Public health officials in North Dakota issued a rabies alert Tuesday after learning someone brought a captive raccoon inside a bar in the small town of Maddock.
The North Dakota Department of Health & Human Services is advising anyone who may have been bitten or had contact with the raccoon's saliva to speak with a health care provider.
The incident happened at the Maddock Bar last Tuesday, according to authorities.
“Because rabies is such a serious disease with a nearly 100% fatality rate, we are making this information available to the public as a precautionary measure,” said Amanda Bakken, an epidemiologist with the state health department.

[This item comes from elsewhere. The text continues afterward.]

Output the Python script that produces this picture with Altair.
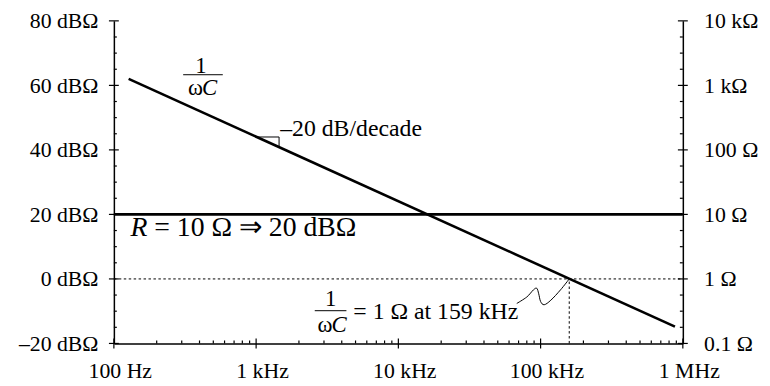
import altair as alt
import pandas as pd

# ---------------- axis definitions ----------------
freq_ticks = [100, 1000, 10000, 100000, 1000000]
freq_labels = ["100 Hz", "1 kHz", "10 kHz", "100 kHz", "1 MHz"]
freq_minor = [m * 10 ** k for k in range(2, 6) for m in range(2, 10)]
db_ticks = [-20, 0, 20, 40, 60, 80]
db_labels_left = ["–20 dBΩ", "0 dBΩ", "20 dBΩ", "40 dBΩ", "60 dBΩ", "80 dBΩ"]
ohm_labels_right = ["0.1 Ω", "1 Ω", "10 Ω", "100 Ω", "1 kΩ", "10 kΩ"]
db_minor = [-15, -10, -5, 5, 10, 15, 25, 30, 35, 45, 50, 55, 65, 70, 75]

# ---------------- series ----------------
xc_freq = [127, 880000]
xc_db = [62.0, -14.8]
r_freq = [100, 1000000]
r_db = [20, 20]
ref_freq = [100, 1000000]
ref_db = [0, 0]
corner_freq = [159000, 159000]
corner_db = [-20, 0]
slope_freq = [1000, 1450, 1450]
slope_db = [44.0, 44.0, 40.8]
squig_freq = [68000, 80000, 89000, 94000, 97000, 100000, 106000, 118000, 138000, 159000]
squig_db = [-7.6, -5.6, -3.4, -2.9, -4.6, -7.0, -8.0, -6.6, -3.4, 0.0]

# annotation anchors (data units)
frac1_freq = 409
frac1_db = [66.0, 63.3, 59.3]
frac1_bar = [307, 583]
frac2_freq = 3340
frac2_db = [-6.3, -9.85, -14.2]
frac2_bar = [2584, 4313]
eq2_freq = 4826
eq2_db = -10.2
slope_text_freq = 1477
slope_text_db = 46.5
r_text_freq = 131
r_text_db = 15.7

W, H = 575, 326
FONT = "Liberation Serif"

xscale = alt.Scale(type="log", domain=[100, 1000000], nice=False)
yscale = alt.Scale(domain=[-20, 80], nice=False, zero=False)


def chain(values, labels):
    expr = "''"
    for v, l in reversed(list(zip(values, labels))):
        expr = f"datum.value == {v} ? '{l}' : " + expr
    return expr


def X(field="f", axis=None):
    return alt.X(field, type="quantitative", scale=xscale, axis=axis)


def Y(field="d", axis=None):
    return alt.Y(field, type="quantitative", scale=yscale, axis=axis)


def line_df(fs, ds):
    return pd.DataFrame({"f": fs, "d": ds, "i": list(range(len(fs)))})


x_axis = alt.Axis(values=freq_ticks, labelExpr=chain(freq_ticks, freq_labels),
                  ticks=False, labelPadding=17, labelOffset=6, domain=True, title=None,
                  grid=False, labelFlush=False, labelOverlap=False)
y_axis_left = alt.Axis(values=db_ticks, labelExpr=chain(db_ticks, db_labels_left),
                       ticks=False, labelPadding=16, domain=True, title=None, grid=False,
                       orient="left", labelFlush=False, labelOverlap=False)
y_axis_right = alt.Axis(values=db_ticks, labelExpr=chain(db_ticks, ohm_labels_right),
                        ticks=False, labelPadding=21, domain=True, title=None, grid=False,
                        orient="right", labelFlush=False, labelOverlap=False)

# main lines
xc_line = alt.Chart(line_df(xc_freq, xc_db)).mark_line(color="black", strokeWidth=2.6).encode(
    x=X(axis=x_axis), y=Y(axis=y_axis_left))
r_line = alt.Chart(line_df(r_freq, r_db)).mark_line(color="black", strokeWidth=2.6).encode(
    x=X(), y=Y(axis=y_axis_right))
ref_line = alt.Chart(line_df(ref_freq, ref_db)).mark_line(
    color="black", strokeWidth=1, strokeDash=[2.5, 2.5]).encode(x=X(), y=Y())
corner_line = alt.Chart(line_df(corner_freq, corner_db)).mark_line(
    color="black", strokeWidth=1, strokeDash=[2.5, 2.5]).encode(x=X(), y=Y(), order="i:Q")
slope_line = alt.Chart(line_df(slope_freq, slope_db)).mark_line(
    color="black", strokeWidth=1).encode(x=X(), y=Y(), order="i:Q")
squig_line = alt.Chart(line_df(squig_freq, squig_db)).mark_line(
    color="black", strokeWidth=1, interpolate="cardinal").encode(x=X(), y=Y(), order="i:Q")

# ticks
tf_major = pd.DataFrame({"f": freq_ticks})
tf_minor = pd.DataFrame({"f": freq_minor})
td_major = pd.DataFrame({"d": db_ticks})
td_minor = pd.DataFrame({"d": db_minor})
tick_style = dict(color="black", strokeWidth=1.2)
ticks = [
    alt.Chart(tf_major).mark_rule(**tick_style).encode(x=X(), y=alt.value(H - 5), y2=alt.value(H + 5)),
    alt.Chart(tf_minor).mark_rule(**tick_style).encode(x=X(), y=alt.value(H - 3), y2=alt.value(H)),
    alt.Chart(td_major).mark_rule(**tick_style).encode(y=Y(), x=alt.value(-5), x2=alt.value(5)),
    alt.Chart(td_minor).mark_rule(**tick_style).encode(y=Y(), x=alt.value(0), x2=alt.value(3)),
    alt.Chart(td_major).mark_rule(**tick_style).encode(y=Y(), x=alt.value(W - 5), x2=alt.value(W + 5)),
    alt.Chart(td_minor).mark_rule(**tick_style).encode(y=Y(), x=alt.value(W - 3), x2=alt.value(W)),
]


def text(f, d, s, size=24, align="left", style="normal", dx=0):
    return alt.Chart(pd.DataFrame({"f": [f], "d": [d], "t": [s]})).mark_text(
        font=FONT, fontSize=size, align=align, baseline="middle", fontStyle=style,
        color="black", dx=dx).encode(x=X(), y=Y(), text="t:N")


def bar(f0, f1, d):
    return alt.Chart(pd.DataFrame({"f": [f0], "f2": [f1], "d": [d]})).mark_rule(
        color="black", strokeWidth=1).encode(x=X(), x2="f2:Q", y=Y())


annotations = [
    # top 1/ωC
    text(frac1_freq, frac1_db[0], "1", align="center", size=23),
    bar(frac1_bar[0], frac1_bar[1], frac1_db[1]),
    text(frac1_freq, frac1_db[2], "ω", align="right", dx=2, size=23),
    text(frac1_freq, frac1_db[2], "C", align="left", dx=1, style="italic", size=23),
    # slope text
    text(slope_text_freq, slope_text_db, "–20 dB/decade"),
    # R label
    text(r_text_freq, r_text_db, "R", size=28, style="italic"),
    text(r_text_freq, r_text_db, "= 10 Ω ⇒ 20 dBΩ", size=28, dx=24),
    # bottom 1/ωC = 1 Ω at 159 kHz
    text(frac2_freq, frac2_db[0], "1", align="center", size=23),
    bar(frac2_bar[0], frac2_bar[1], frac2_db[1]),
    text(frac2_freq, frac2_db[2], "ω", align="right", dx=2, size=23),
    text(frac2_freq, frac2_db[2], "C", align="left", dx=1, style="italic", size=23),
    text(eq2_freq, eq2_db, "= 1 Ω at 159 kHz"),
]

chart = alt.layer(
    xc_line, r_line, ref_line, corner_line, slope_line, squig_line, *ticks, *annotations
).resolve_axis(x="independent", y="independent").properties(
    width=W, height=H,
    background="white",
    autosize=alt.AutoSizeParams(type="none"),
    padding={"left": 107, "top": 11, "right": 80, "bottom": 40},
).configure_view(stroke=None).configure_axis(
    labelFont=FONT, labelFontSize=22, labelColor="black",
    domainColor="black", domainWidth=1.5, grid=False,
)

chart.save("out.html", embed_options={"renderer": "svg", "actions": False})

Bartender Cindy Smith told the Bismarck Tribune a local resident carried the animal into the bar during happy hour and showed it off to another customer.
The woman was immediately asked to leave.
"We finally got her out with it, and that's all that happened," Smith told the Tribune. "It never left her arms one time, and there was absolutely no biting."
Six cases of rabies have been documented in North Dakota this year, including two bats, two cats, one bovine and one skunk.
The viral infection is most often transmitted through the bite of an infected animal, but it can also be transmitted if saliva or nervous system tissue from a rabid animal enters open cuts and wounds or the eyes, nose, or mouth.
There is no treatment and rabies is nearly always fatal, but post-exposure vaccines are available for anyone who might've been exposed to the infection.
The Humane Society of the United States says only one human has ever died from the raccoon strain of rabies.